DATASET EXTRACT:
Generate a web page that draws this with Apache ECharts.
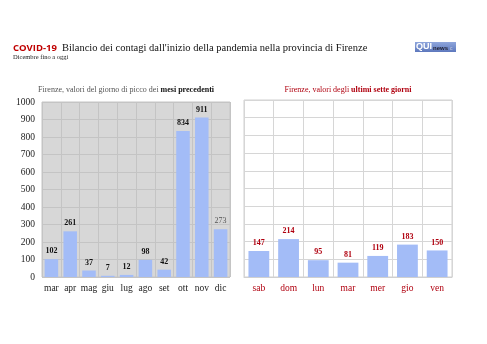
<!DOCTYPE html>
<html><head><meta charset="utf-8">
<script src="https://cdn.jsdelivr.net/npm/echarts@6/dist/echarts.min.js"></script>
<style>html,body{margin:0;padding:0;background:#fff}#c{width:487px;height:344px}</style>
</head><body><div id="c"></div>
<script>
const monthCats = ['mar','apr','mag','giu','lug','ago','set','ott','nov','dic'];
const monthVals = [102,261,37,7,12,98,42,834,911,273];
const dayCats = ['sab','dom','lun','mar','mer','gio','ven'];
const dayVals = [147,214,95,81,119,183,150];
const yTicks = [0,100,200,300,400,500,600,700,800,900,1000];

const serif = '"Liberation Serif", "DejaVu Serif", serif';
const barColor = '#a3bcf7';
const red = '#b0000f';

const chart = echarts.init(document.getElementById('c'));
chart.setOption({
  animation: false,
  backgroundColor: '#fff',
  title: [
    {text: '{a|COVID-19} {b|Bilancio dei contagi dall\'inizio della pandemia nella provincia di Firenze}',
     left: 8, top: 34,
     textStyle: {fontWeight: 'normal', rich: {
       a: {fontFamily: '"Open Sans", "Liberation Sans", sans-serif', fontWeight: 'bold', fontSize: 9.5, color: '#c00000'},
       b: {fontFamily: serif, fontSize: 10.5, fontWeight: 'normal', color: '#111'}
     }}},
    {text: 'Dicembre fino a oggi', left: 8, top: 49,
     textStyle: {fontFamily: serif, fontSize: 6.5, fontWeight: 'normal', color: '#222'}},
    {text: 'Firenze, valori del giorno di picco dei {b|mesi precedenti}', left: 121, top: 81, textAlign: 'center',
     textStyle: {fontFamily: serif, fontSize: 8, fontWeight: 'normal', color: '#555',
       rich: {b: {fontFamily: serif, fontSize: 8, fontWeight: 'bold', color: '#111'}}}},
    {text: 'Firenze, valori degli {b|ultimi sette giorni}', left: 343, top: 81, textAlign: 'center',
     textStyle: {fontFamily: serif, fontSize: 8, fontWeight: 'normal', color: red,
       rich: {b: {fontFamily: serif, fontSize: 8, fontWeight: 'bold', color: red}}}}
  ],
  graphic: [
    {type: 'rect', left: 415, top: 42, shape: {width: 41, height: 10},
     style: {fill: new echarts.graphic.LinearGradient(0,0,0,1,[{offset:0,color:'#8fa6dc'},{offset:1,color:'#5d78bd'}])}},
    {type: 'text', left: 416, top: 42, style: {text: 'QUI', fill: '#fff', font: 'bold 9px "Liberation Sans", sans-serif'}},
    {type: 'text', left: 433, top: 45, style: {text: 'news', fill: '#223', font: 'bold 6px "Liberation Sans", sans-serif'}},
    {type: 'text', left: 450, top: 46, style: {text: 'c', fill: '#ccd', font: '5px "Liberation Sans", sans-serif'}}
  ],
  grid: [
    {left: 42, right: 257, top: 102, bottom: 67, show: true, backgroundColor: '#d7d7d7', borderColor: '#c4c4c4', borderWidth: 1},
    {left: 244, right: 35, top: 100, bottom: 67, show: true, backgroundColor: '#fff', borderColor: '#d0d0d0', borderWidth: 1}
  ],
  xAxis: [
    {type: 'category', gridIndex: 0, data: monthCats,
     axisLine: {show: false}, axisTick: {show: false},
     splitLine: {show: true, interval: 0, lineStyle: {color: '#c4c4c4', width: 1}},
     axisLabel: {interval: 0, fontFamily: serif, fontSize: 9.5, color: '#222', margin: 6}},
    {type: 'category', gridIndex: 1, data: dayCats,
     axisLine: {show: true, lineStyle: {color: '#d0d0d0'}}, axisTick: {show: false},
     splitLine: {show: true, interval: 0, lineStyle: {color: '#d6d6d6', width: 1}},
     axisLabel: {interval: 0, fontFamily: serif, fontSize: 9.5, color: red, margin: 6}}
  ],
  yAxis: [
    {type: 'value', gridIndex: 0, min: yTicks[0], max: yTicks[yTicks.length-1], interval: 100,
     axisLine: {show: false}, axisTick: {show: false},
     splitLine: {lineStyle: {color: '#c4c4c4', width: 1}},
     axisLabel: {fontFamily: serif, fontSize: 9.5, color: '#222', margin: 7, formatter: v => String(v)}},
    {type: 'value', gridIndex: 1, min: yTicks[0], max: yTicks[yTicks.length-1], interval: 100,
     axisLine: {show: false}, axisTick: {show: false},
     splitLine: {lineStyle: {color: '#d6d6d6', width: 1}},
     axisLabel: {show: false}}
  ],
  series: [
    {type: 'bar', xAxisIndex: 0, yAxisIndex: 0, barCategoryGap: '28%',
     data: monthVals.map((v, i) => i === monthVals.length - 1
       ? {value: v, label: {color: '#555', fontWeight: 'normal'}} : v),
     itemStyle: {color: barColor},
     label: {show: true, position: 'top', distance: 4, fontFamily: serif, fontSize: 8, fontWeight: 'bold', color: '#111'}},
    {type: 'bar', xAxisIndex: 1, yAxisIndex: 1, barCategoryGap: '30%',
     data: dayVals,
     itemStyle: {color: barColor},
     label: {show: true, position: 'top', distance: 4, fontFamily: serif, fontSize: 8, fontWeight: 'bold', color: red}}
  ]
});
</script></body></html>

WHAT YOU HAVE TO DO:
Return only the lines from the start of the data through the line that contains "const red = '#b0000f';", please, copying them exactly and omitting all pictures.

CORRECT OUTPUT:
Generate a web page that draws this with Apache ECharts.
<!DOCTYPE html>
<html><head><meta charset="utf-8">
<script src="https://cdn.jsdelivr.net/npm/echarts@6/dist/echarts.min.js"></script>
<style>html,body{margin:0;padding:0;background:#fff}#c{width:487px;height:344px}</style>
</head><body><div id="c"></div>
<script>
const monthCats = ['mar','apr','mag','giu','lug','ago','set','ott','nov','dic'];
const monthVals = [102,261,37,7,12,98,42,834,911,273];
const dayCats = ['sab','dom','lun','mar','mer','gio','ven'];
const dayVals = [147,214,95,81,119,183,150];
const yTicks = [0,100,200,300,400,500,600,700,800,900,1000];

const serif = '"Liberation Serif", "DejaVu Serif", serif';
const barColor = '#a3bcf7';
const red = '#b0000f';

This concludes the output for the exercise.